● PROBLEM DESCRIPTION
Will you output all of the data below exactly, omitting the images?

# GIVEN DATA start

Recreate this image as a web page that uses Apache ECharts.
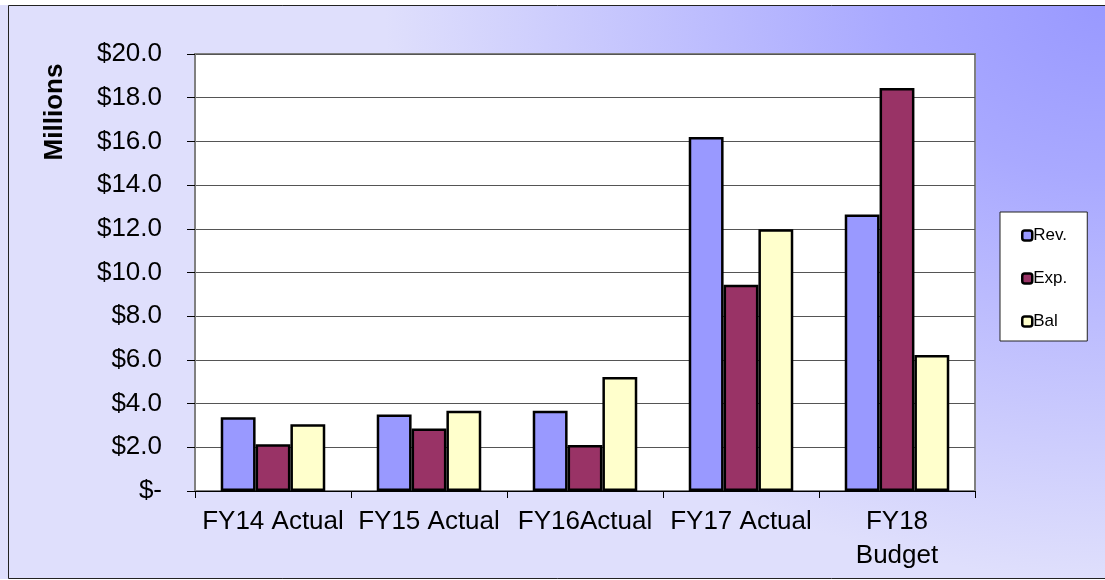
<!DOCTYPE html>
<html>
<head>
<meta charset="utf-8">
<script src="https://cdn.jsdelivr.net/npm/echarts@6/dist/echarts.min.js"></script>
<style>
  html, body { margin: 0; padding: 0; background: #fff; }
  #chart { width: 1105px; height: 580px; }
</style>
</head>
<body>
<div id="chart"></div>
<script>
var categories = ['FY14 Actual', 'FY15 Actual', 'FY16Actual', 'FY17 Actual', 'FY18\nBudget'];
var revenue = [3.37, 3.50, 3.67, 16.20, 12.65];
var expenses = [2.14, 2.86, 2.10, 9.44, 18.44];
var balance = [3.05, 3.67, 5.22, 11.98, 6.22];
var yTickLabels = ['$-', '$2.0', '$4.0', '$6.0', '$8.0', '$10.0', '$12.0', '$14.0', '$16.0', '$18.0', '$20.0'];

window.onload = function() {
    var chart = echarts.init(document.getElementById('chart'));

    var barBorder = { borderColor: '#000', borderWidth: 2.5 };

    var option = {
        animation: false,
        textStyle: { fontFamily: 'Liberation Sans, Arial, sans-serif' },
        graphic: [
            {
                // gradient background, an ellipse spreading from the top-right corner
                type: 'rect',
                z: -10,
                x: 1105,
                y: 5,
                scaleX: 720 / 574,
                shape: { x: -1200, y: 0, width: 1200, height: 574 },
                style: {
                    fill: {
                        type: 'radial', x: 1, y: 0, r: 1,
                        colorStops: [
                            { offset: 0, color: '#9999ff' },
                            { offset: 0.3, color: '#a9a9ff' },
                            { offset: 1, color: '#dfdffc' }
                        ]
                    }
                },
                silent: true
            },
            {
                type: 'rect',
                z: -9,
                shape: { x: 8.5, y: 5.5, width: 1110, height: 573 },
                style: { fill: null, stroke: '#222', lineWidth: 1 },
                silent: true
            },
            {
                type: 'text',
                x: 55,
                y: 112,
                rotation: Math.PI / 2,
                style: {
                    text: 'Millions',
                    fontSize: 26,
                    fontWeight: 'bold',
                    fontFamily: 'Liberation Sans, Arial, sans-serif',
                    fill: '#000',
                    align: 'center',
                    verticalAlign: 'middle'
                }
            }
        ],
        legend: {
            orient: 'vertical',
            left: 1000,
            top: 212,
            padding: [15, 20, 11, 21],
            itemGap: 26,
            itemWidth: 10,
            itemHeight: 10,
            itemStyle: { borderColor: '#000', borderWidth: 2.5 },
            backgroundColor: '#fff',
            borderColor: '#222',
            borderWidth: 1,
            textStyle: { fontSize: 17, color: '#000', padding: [0, 0, 0, -4] },
            data: ['Rev.', 'Exp.', 'Bal']
        },
        grid: {
            left: 195,
            right: 130,
            top: 54,
            bottom: 89,
            show: true,
            backgroundColor: '#fff',
            borderColor: '#808080',
            borderWidth: 2
        },
        xAxis: {
            type: 'category',
            data: categories,
            axisLine: { lineStyle: { color: '#000', width: 1 } },
            axisTick: { show: true, length: 7, lineStyle: { color: '#000' } },
            axisLabel: {
                fontSize: 26,
                color: '#000',
                margin: 14,
                lineHeight: 34,
                interval: 0
            }
        },
        yAxis: {
            type: 'value',
            min: 0,
            max: 20,
            interval: 2,
            axisLine: { show: true, lineStyle: { color: '#808080', width: 2 } },
            axisTick: { show: true, length: 8, lineStyle: { color: '#000' } },
            splitLine: { lineStyle: { color: '#555', width: 1 } },
            axisLabel: {
                fontSize: 26,
                color: '#000',
                margin: 33,
                formatter: function(v) { return yTickLabels[Math.round(v / 2)]; }
            }
        },
        series: [
            {
                name: 'Rev.',
                type: 'bar',
                data: revenue,
                barGap: '0%',
                barCategoryGap: '33%',
                itemStyle: Object.assign({ color: '#9999ff' }, barBorder)
            },
            {
                name: 'Exp.',
                type: 'bar',
                data: expenses,
                itemStyle: Object.assign({ color: '#993366' }, barBorder)
            },
            {
                name: 'Bal',
                type: 'bar',
                data: balance,
                itemStyle: Object.assign({ color: '#ffffcc' }, barBorder)
            }
        ]
    };

    chart.setOption(option);
};
</script>
</body>
</html>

# GIVEN DATA end

● ANSWER FOR THE TASK
Recreate this image as a web page that uses Apache ECharts.
<!DOCTYPE html>
<html>
<head>
<meta charset="utf-8">
<script src="https://cdn.jsdelivr.net/npm/echarts@6/dist/echarts.min.js"></script>
<style>
  html, body { margin: 0; padding: 0; background: #fff; }
  #chart { width: 1105px; height: 580px; }
</style>
</head>
<body>
<div id="chart"></div>
<script>
var categories = ['FY14 Actual', 'FY15 Actual', 'FY16Actual', 'FY17 Actual', 'FY18\nBudget'];
var revenue = [3.37, 3.50, 3.67, 16.20, 12.65];
var expenses = [2.14, 2.86, 2.10, 9.44, 18.44];
var balance = [3.05, 3.67, 5.22, 11.98, 6.22];
var yTickLabels = ['$-', '$2.0', '$4.0', '$6.0', '$8.0', '$10.0', '$12.0', '$14.0', '$16.0', '$18.0', '$20.0'];

window.onload = function() {
    var chart = echarts.init(document.getElementById('chart'));

    var barBorder = { borderColor: '#000', borderWidth: 2.5 };

    var option = {
        animation: false,
        textStyle: { fontFamily: 'Liberation Sans, Arial, sans-serif' },
        graphic: [
            {
                // gradient background, an ellipse spreading from the top-right corner
                type: 'rect',
                z: -10,
                x: 1105,
                y: 5,
                scaleX: 720 / 574,
                shape: { x: -1200, y: 0, width: 1200, height: 574 },
                style: {
                    fill: {
                        type: 'radial', x: 1, y: 0, r: 1,
                        colorStops: [
                            { offset: 0, color: '#9999ff' },
                            { offset: 0.3, color: '#a9a9ff' },
                            { offset: 1, color: '#dfdffc' }
                        ]
                    }
                },
                silent: true
            },
            {
                type: 'rect',
                z: -9,
                shape: { x: 8.5, y: 5.5, width: 1110, height: 573 },
                style: { fill: null, stroke: '#222', lineWidth: 1 },
                silent: true
            },
            {
                type: 'text',
                x: 55,
                y: 112,
                rotation: Math.PI / 2,
                style: {
                    text: 'Millions',
                    fontSize: 26,
                    fontWeight: 'bold',
                    fontFamily: 'Liberation Sans, Arial, sans-serif',
                    fill: '#000',
                    align: 'center',
                    verticalAlign: 'middle'
                }
            }
        ],
        legend: {
            orient: 'vertical',
            left: 1000,
            top: 212,
            padding: [15, 20, 11, 21],
            itemGap: 26,
            itemWidth: 10,
            itemHeight: 10,
            itemStyle: { borderColor: '#000', borderWidth: 2.5 },
            backgroundColor: '#fff',
            borderColor: '#222',
            borderWidth: 1,
            textStyle: { fontSize: 17, color: '#000', padding: [0, 0, 0, -4] },
            data: ['Rev.', 'Exp.', 'Bal']
        },
        grid: {
            left: 195,
            right: 130,
            top: 54,
            bottom: 89,
            show: true,
            backgroundColor: '#fff',
            borderColor: '#808080',
            borderWidth: 2
        },
        xAxis: {
            type: 'category',
            data: categories,
            axisLine: { lineStyle: { color: '#000', width: 1 } },
            axisTick: { show: true, length: 7, lineStyle: { color: '#000' } },
            axisLabel: {
                fontSize: 26,
                color: '#000',
                margin: 14,
                lineHeight: 34,
                interval: 0
            }
        },
        yAxis: {
            type: 'value',
            min: 0,
            max: 20,
            interval: 2,
            axisLine: { show: true, lineStyle: { color: '#808080', width: 2 } },
            axisTick: { show: true, length: 8, lineStyle: { color: '#000' } },
            splitLine: { lineStyle: { color: '#555', width: 1 } },
            axisLabel: {
                fontSize: 26,
                color: '#000',
                margin: 33,
                formatter: function(v) { return yTickLabels[Math.round(v / 2)]; }
            }
        },
        series: [
            {
                name: 'Rev.',
                type: 'bar',
                data: revenue,
                barGap: '0%',
                barCategoryGap: '33%',
                itemStyle: Object.assign({ color: '#9999ff' }, barBorder)
            },
            {
                name: 'Exp.',
                type: 'bar',
                data: expenses,
                itemStyle: Object.assign({ color: '#993366' }, barBorder)
            },
            {
                name: 'Bal',
                type: 'bar',
                data: balance,
                itemStyle: Object.assign({ color: '#ffffcc' }, barBorder)
            }
        ]
    };

    chart.setOption(option);
};
</script>
</body>
</html>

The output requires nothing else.